How Do Crater Lakes Form
When you look out across a mountain lake it can be easy to think it was always so serene, but this couldn’t be further from the truth. From the shifting of Earth’s tectonic plates to glaciers gouging out the land, the majority of these tranquil sites are the result of epic geological events.
Crater lakes have perhaps the most epic beginnings of them all. While maar lakes are also the result of volcanism, forming in the fissures left behind by ejected magma, they are generally quite shallow bodies of water; indeed, the planet’s deepest – Devil Mountain Maar in Alaska – is 200 metres (660 feet) from surface to bed. In terms of scale, maars aren1t a patch on their bigger cousins.
Crater lakes have very violent origins. During a mega-eruption, or series of eruptions, the terrain becomes superhot and highly unstable. In some cases the volcanic activity is so intense that once all the ash and smoke clears, the cone is revealed to have vanished altogether, having collapsed in on itself. This leaves a massive depression on the top of the volcano known as a caldera.
In the period of dormancy that follows, rain and snow gather in this basin, generally over several centuries, to create a deep body of water; Crater Lake in Oregon is the deepest of any lake in the USA, plunging to 592 metres (1,943 feet). Over time a caldera lake will reach a perpetual level that’s maintained by a balance of regional precipitation and annual evaporation.
We pick out four key stages in the development of a caldera lake:
1. Volcano – All volcanoes feature a crater to some extent at their peak, but lakes rarely get the chance to form because of geothermal activity.
2. Mega-eruption – If a volcano has lain dormant for a long time, or if there is dramatic tectonic activity, a much bigger eruption than normal might occur.

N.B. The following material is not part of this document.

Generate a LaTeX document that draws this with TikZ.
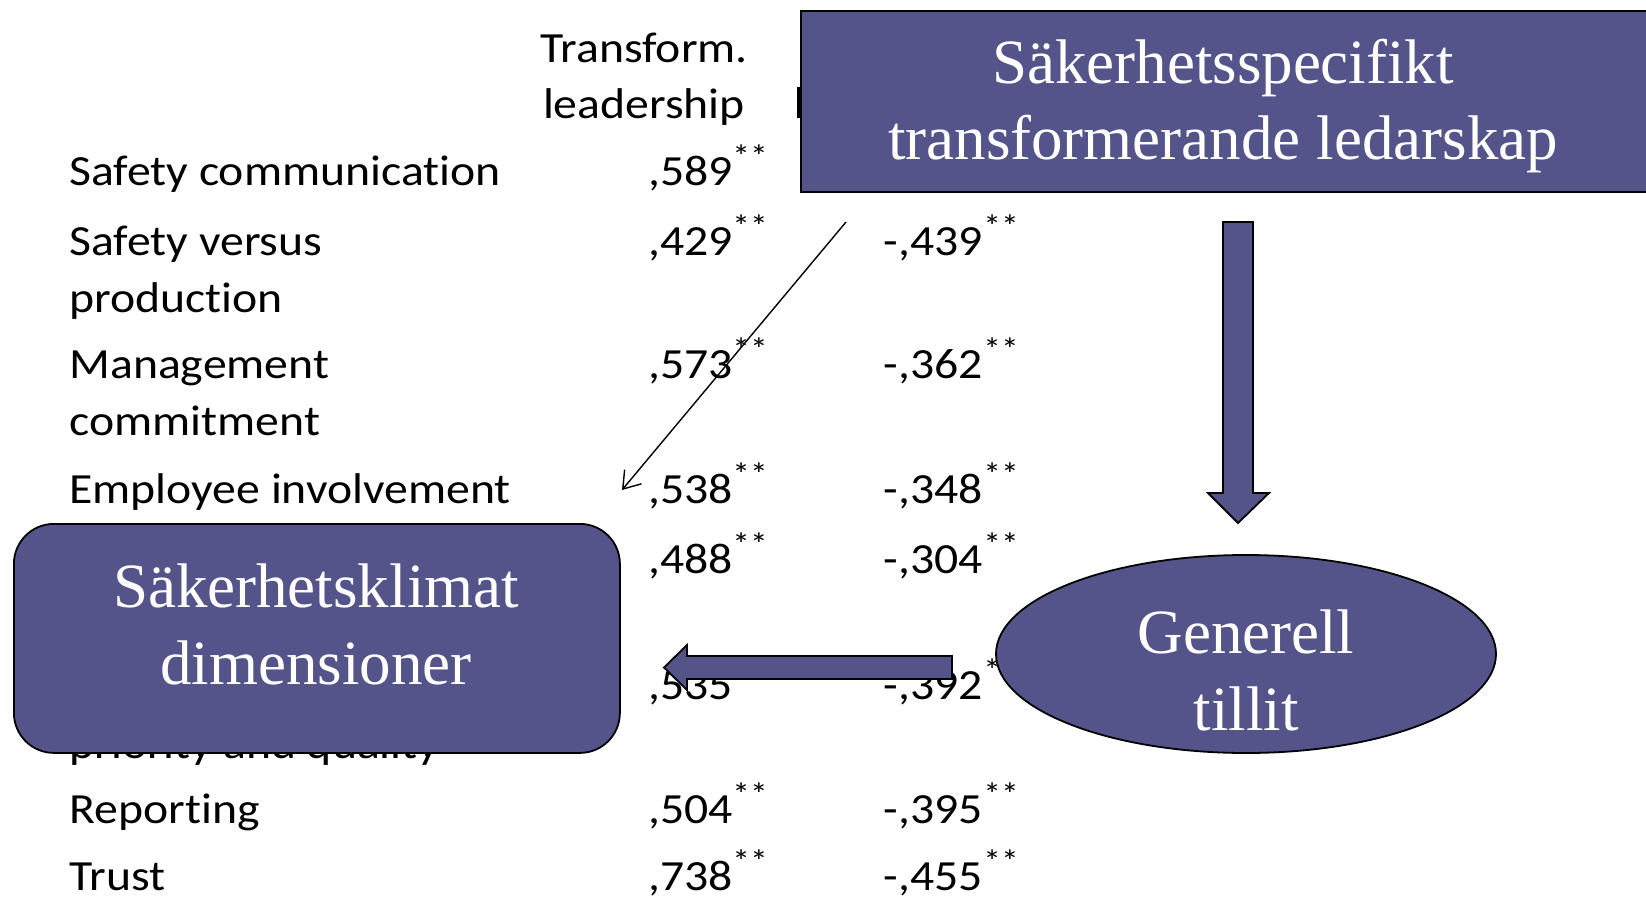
\documentclass[tikz,border=0pt]{standalone}
\usepackage{fontspec}
\setmainfont{Carlito}[FakeStretch=1.11, Ligatures=NoCommon]
\newfontfamily\boxfont{Liberation Serif}
\usetikzlibrary{arrows.meta,shapes.geometric}
\definecolor{boxblue}{RGB}{84,84,138}
\begin{document}
\begin{tikzpicture}[x=0.5pt,y=-0.5pt,
  tabtext/.style={anchor=base west, inner sep=0pt, font=\fontsize{21.5}{24}\selectfont},
  hdr/.style={anchor=base, inner sep=0pt, font=\fontsize{21.5}{24}\selectfont},
  val/.style={anchor=base east, inner sep=0pt, font=\fontsize{21.5}{24}\selectfont},
  stars/.style={anchor=base west, inner sep=0pt, font=\fontsize{16}{16}\selectfont},
  bluebox/.style={draw=black, line width=0.9pt, fill=boxblue},
  boxtext/.style={anchor=base, inner sep=0pt, text=white, font=\boxfont\fontsize{31.5}{38}\selectfont},
  thin/.style={line width=0.7pt, -{Straight Barb[length=8pt,width=11pt]}},
]
\useasboundingbox[fill=white] (0,0) rectangle (1646,901);

% column header
\node[hdr] (h1) at (644,62) {Transform.};
\node[hdr] (h2) at (644,118) {leadership};
\draw[line width=1.2pt] (798.5,87) -- (798.5,118);

% row labels
\node[tabtext] (l1) at (69,185) {Safety communication};
\node[tabtext] (l2) at (69,255) {Safety versus};
\node[tabtext] (l2b) at (69,312) {production};
\node[tabtext] (l3) at (69,378) {Management};
\node[tabtext] (l3b) at (69,435) {commitment};
\node[tabtext] (l4) at (69,503) {Employee involvement};
\node[tabtext] (l6b) at (69,758) {priority and quality};
\node[tabtext] (l7) at (69,823) {Reporting};
\node[tabtext] (l8) at (69,890) {Trust};

% column 1 values
\node[val] (a1) at (733,185) {,589}; \node[stars] (s1) at (732,167) {**};
\node[val] (a2) at (733,255) {,429}; \node[stars] (s2) at (732,237) {**};
\node[val] (a3) at (733,378) {,573}; \node[stars] (s3) at (732,360) {**};
\node[val] (a4) at (733,503) {,538}; \node[stars] (s4) at (732,485) {**};
\node[val] (a5) at (733,573) {,488}; \node[stars] (s5) at (732,555) {**};
\node[val] (a6) at (733,699) {,535}; \node[stars] (s6) at (732,681) {**};
\node[val] (a7) at (733,823) {,504}; \node[stars] (s7) at (732,805) {**};
\node[val] (a8) at (733,890) {,738}; \node[stars] (s8) at (732,872) {**};

% column 2 values
\node[anchor=base west, inner sep=0pt, font=\fontsize{21.5}{24}\selectfont] (b1) at (888,185) {-,};
\node[val] (b2) at (983,255) {-,439}; \node[stars] (t2) at (983,237) {**};
\node[val] (b3) at (983,378) {-,362}; \node[stars] (t3) at (983,360) {**};
\node[val] (b4) at (983,503) {-,348}; \node[stars] (t4) at (983,485) {**};
\node[val] (b5) at (983,573) {-,304}; \node[stars] (t5) at (983,555) {**};
\node[val] (b6) at (983,699) {-,392}; \node[stars] (t6) at (983,681) {**};
\node[val] (b7) at (983,823) {-,395}; \node[stars] (t7) at (983,805) {**};
\node[val] (b8) at (983,890) {-,455}; \node[stars] (t8) at (983,872) {**};

% thin arrow
\coordinate (ts) at (846,222);
\coordinate (te) at (622,490);
\draw[thin] (ts) -- (te);

% top box
\node[bluebox, anchor=north west, minimum width=445pt, minimum height=90.5pt, inner sep=0pt] (tb) at (800,10) {};
\node[boxtext] (tb1) at (1223,83) {Säkerhetsspecifikt};
\node[boxtext] (tb2) at (1223,159) {transformerande ledarskap};

% down block arrow
\draw[bluebox] (1223,222) -- (1253,222) -- (1253,493) -- (1269,493) -- (1238,523) -- (1208,493) -- (1223,493) -- cycle;

% ellipse
\node[bluebox, ellipse, minimum width=250pt, minimum height=99pt, inner sep=0pt] (el) at (1246,654) {};
\node[boxtext] (el1) at (1246,653) {Generell};
\node[boxtext] (el2) at (1246,730) {tillit};

% left block arrow
\draw[bluebox] (952,656) -- (952,679) -- (687,679) -- (687,690) -- (664,667.5) -- (687,645) -- (687,656) -- cycle;

% left box
\node[bluebox, rounded corners=20pt, anchor=north west, minimum width=303pt, minimum height=114.5pt, inner sep=0pt] (lb) at (13,523) {};
\node[boxtext] (lb1) at (316,607) {Säkerhetsklimat};
\node[boxtext] (lb2) at (316,684) {dimensioner};
\end{tikzpicture}
\end{document}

3. Collapse – Such a climactic event at the very least expands the size of the crater, however in more extreme cases the volcano’s entire cone collapses inwards to leave a caldera.
4. Lake – Over centuries, the magma chamber below the caldera turns solid. In the cooler basin, rain and snow have an opportunity to build up and form a lake.
Volcanic activity can continue to simmer under the crater, which affects the chemistry of the lake. A lack of productivity often means the water is very clear, hence why jewel-like greens and blues are common. This doesn’t mean crater lakes are barren though. Some are a lot more hospitable than others, supporting insects, fish, right through to apex predators.
But even ones spewing out deadly gases and minerals can still support ecosystems. For instance, the water of hyper-alkaline (pH 11) Laguna Diamante in the Andes contains arsenic and is five times saltier than seawater, but a research team in 2010 found ‘mats of microbes’ living on the lake bed, which served as food for a colony of flamingos.